The majority of Goodman's practice is done one-on-one, but she also offers group sessions -- both of which, she emphasizes, are not psychotherapy because there is no analysis. Rather, she reassures her clients that their grief is a natural reaction to the loss of any loved one.
There is no typical length of counseling, and Goodman's clients attend anywhere from just one session to weekly appointments for months.
Maggie was helped through her bereavement the same way Goodman helps all of her clients: by letting them express whatever it is they are feeling, validating those emotions and acknowledging their pain.
"It let me get out what I needed to get out and helped me realize everything I was going through was normal," Maggie said. "A lot of people don't understand. They're like, 'It's just a pet,' and they don't get it.
But to Goodman's clients -- all of whom own cats or dogs -- and the throngs of pet owners she speculates are seeking her type of service, their pets are members of their families.
"My pets are my kids," said Maggie, who owns four cats and a dog. "They're very important to me."
Those who don't own pets -- and those who do but may not be as intensely bonded to them -- are often bemused by the traumatic reactions of owners to the death of their animals and may consider such strong mourning to be irrational, said Barbara Kollin, Goodman's veterinarian.
"Sometimes people find that people in their lives don't understand the enormity of the loss, and they may not take it seriously, or feel like the person who lost the pet is foolish or overreacting," Kollin said. "They may not have ever bonded with an animal, they may not understand the depth of the relationship. And there are a lot of people who just aren't animal people and they just don't get it."
"Pet loss is a disenfranchised loss," Goodman said.
The death of a pet commonly opens old wounds or stimulates other issues in a person's life, both Goodman and Kollin said. For Maggie, the death of Noά signaled the end of an epoch of school and marriage.
"She was connected to that era of my life, and it was almost like that era was gone," Maggie said. She also said she had a very "traumatic" upbringing and her sessions with Goodman allowed her to examine things with which she'd thought she'd already dealt.
Goodman said the situation is not unusual, recalling a friend of hers who had lost two parents and a brother earlier in life. When her dog died, she was more anguished than before and had no idea why.<> "Sometimes it's safer when the dog dies to finally let yourself grieve, even if you're not terribly bonded with the dog," Goodman said. "Sometimes that's when all the grief will come up, but it may not only be about the dog; it' can be about these other unresolved losses.

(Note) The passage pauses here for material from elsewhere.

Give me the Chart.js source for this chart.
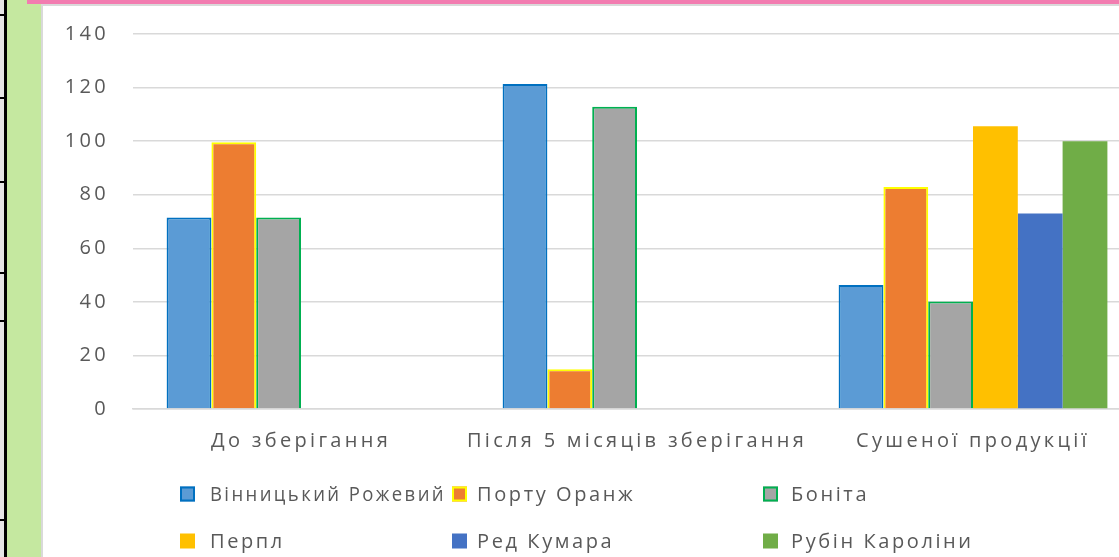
<!DOCTYPE html>
<html>
<head>
<meta charset="utf-8">
<script src="https://cdn.jsdelivr.net/npm/chart.js@4"></script>
<style>
  html, body { margin:0; padding:0; width:1119px; height:557px; overflow:hidden; background:#fff; position:relative; }
  .d { position:absolute; }
  #wrap { position:absolute; left:43px; top:-2px; width:1110px; height:559px; }
</style>
</head>
<body>
<div class="d" style="left:0;top:0;width:4px;height:557px;background:#e6e6e6"></div>
<div class="d" style="left:4px;top:0;width:3px;height:557px;background:#000"></div>
<div class="d" style="left:0;top:14px;width:6px;height:2px;background:#000"></div>
<div class="d" style="left:0;top:97px;width:6px;height:2px;background:#000"></div>
<div class="d" style="left:0;top:181px;width:6px;height:2px;background:#000"></div>
<div class="d" style="left:0;top:272px;width:6px;height:2px;background:#000"></div>
<div class="d" style="left:0;top:320px;width:6px;height:2px;background:#000"></div>
<div class="d" style="left:0;top:519px;width:6px;height:2px;background:#000"></div>
<div class="d" style="left:7px;top:0;width:34px;height:557px;background:#c5e8a0"></div>
<div class="d" style="left:41px;top:0;width:2px;height:557px;background:#d9d9d9"></div>
<div id="wrap"><canvas id="c"></canvas></div>
<div class="d" style="left:27px;top:0;width:1092px;height:4px;background:#f27cb0"></div>
<div class="d" style="left:43px;top:4px;width:1076px;height:2px;background:#d9d9d9"></div>
<script>
const categories = ['До зберігання', 'Після 5 місяців зберігання', 'Сушеної продукції'];
const seriesNames = ['Вінницький Рожевий', 'Порту Оранж', 'Боніта', 'Перпл', 'Ред Кумара', 'Рубін Кароліни'];
const vinnytskyi = [71.5, 121.3, 46.3];
const portu = [99.6, 14.8, 82.9];
const bonita = [71.5, 112.8, 40.1];
const perpl = [null, null, 105.6];
const redKumara = [null, null, 73.0];
const rubin = [null, null, 100.0];
const yTicks = [0, 20, 40, 60, 80, 100, 120, 140];

const fills = ['#5b9bd5', '#ed7d31', '#a5a5a5', '#ffc000', '#4472c4', '#70ad47'];
const borders = ['#0070c0', '#ffff00', '#00b050', null, null, null];
const values = [vinnytskyi, portu, bonita, perpl, redKumara, rubin];

const datasets = values.map((v, i) => ({
  label: seriesNames[i],
  data: v,
  backgroundColor: fills[i],
  borderColor: borders[i] || fills[i],
  borderWidth: borders[i] ? 2 : 0,
  borderSkipped: 'start',
  categoryPercentage: 0.8,
  barPercentage: 1.0
}));

const LS = '3.3px';
const LEG_LS = '2.6px';
const FONT = 'Open Sans';
const FS = 20;
const spacingPlugin = {
  id: 'spacing',
  beforeLayout(chart) { chart.ctx.letterSpacing = LS; },
  beforeDraw(chart) { chart.ctx.letterSpacing = LS; }
};

const gridLegend = {
  id: 'gridLegend',
  afterDraw(chart) {
    const ctx = chart.ctx;
    const boxX = [137, 409, 720];
    const textX = [167, 434, 748];
    const maxW = [236, 270, 300];
    const rows = [496, 543];
    ctx.save();
    ctx.letterSpacing = LEG_LS;
    ctx.font = FS + 'px "' + FONT + '"';
    ctx.textBaseline = 'middle';
    ctx.textAlign = 'left';
    chart.data.datasets.forEach((ds, i) => {
      const c = i % 3, y = rows[Math.floor(i / 3)];
      const x = boxX[c];
      const bw = borders[i] ? 2 : 0;
      ctx.fillStyle = ds.backgroundColor;
      ctx.fillRect(x, y - 7.5, 15, 15);
      if (bw) {
        ctx.strokeStyle = ds.borderColor;
        ctx.lineWidth = bw;
        ctx.strokeRect(x + 1, y - 6.5, 13, 13);
      }
      ctx.fillStyle = '#595959';
      ctx.fillText(ds.label, textX[c], y + 1, maxW[c]);
    });
    ctx.restore();
  }
};

new Chart(document.getElementById('c'), {
  type: 'bar',
  data: { labels: categories, datasets },
  options: {
    responsive: true,
    maintainAspectRatio: false,
    animation: false,
    layout: { padding: { top: 0, right: 12, bottom: 92, left: 0 } },
    plugins: { legend: { display: false }, tooltip: { enabled: false } },
    scales: {
      x: {
        grid: { display: false },
        border: { display: true, color: '#d9d9d9', width: 1.5 },
        ticks: { color: '#595959', font: { family: FONT, size: FS }, padding: 12, maxRotation: 0, autoSkip: false }
      },
      y: {
        min: 0, max: 140,
        afterBuildTicks(scale) { scale.ticks = yTicks.map(v => ({ value: v })); },
        afterFit(scale) { scale.width = 90; },
        grid: { color: '#d9d9d9', lineWidth: 1.5, drawTicks: false },
        border: { display: false },
        ticks: { color: '#595959', font: { family: FONT, size: FS }, padding: 24 }
      }
    }
  },
  plugins: [spacingPlugin, gridLegend]
});
</script>
</body>
</html>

"Grief waits for us. We can tuck it away, and it's OK to ‘put it away’ when we don't want to deal with it. But it will rear its head in our lives in some form."
For Anna, a therapist who also asked that her last name be withheld, grief from her parents' divorce and being separated from her two childhood dachshunds lay dormant for 30 years, silently manifesting itself in her reluctance to get pets all her life.
"It was having to leave our home, our school, everything -- plus our two dogs," Anna said.
The first time she knew something hadn't been addressed occurred when she had to leave for choir practice while she was dog sitting and felt guilt reminiscent of her childhooed experience.
"If the issue had been resolved earlier, I could have gotten a pet for my children," she said.
Goodman is trying to promote her service to veterinary hospitals, where veterinarians everyday are confronted with the guilt of pet owners who have no choice but to euthanize their pets.
Maggie, along with Goodman, hopes that other pet owners experiencing grief will easily be able to find help, while at the same time not worry about being regarded as foolish by those who don't understand what it means to lose an animal.
"I'd like to see it so it's more understood and people don't have to hold it inside or feel ashamed if they're grieving a pet deeply," she said.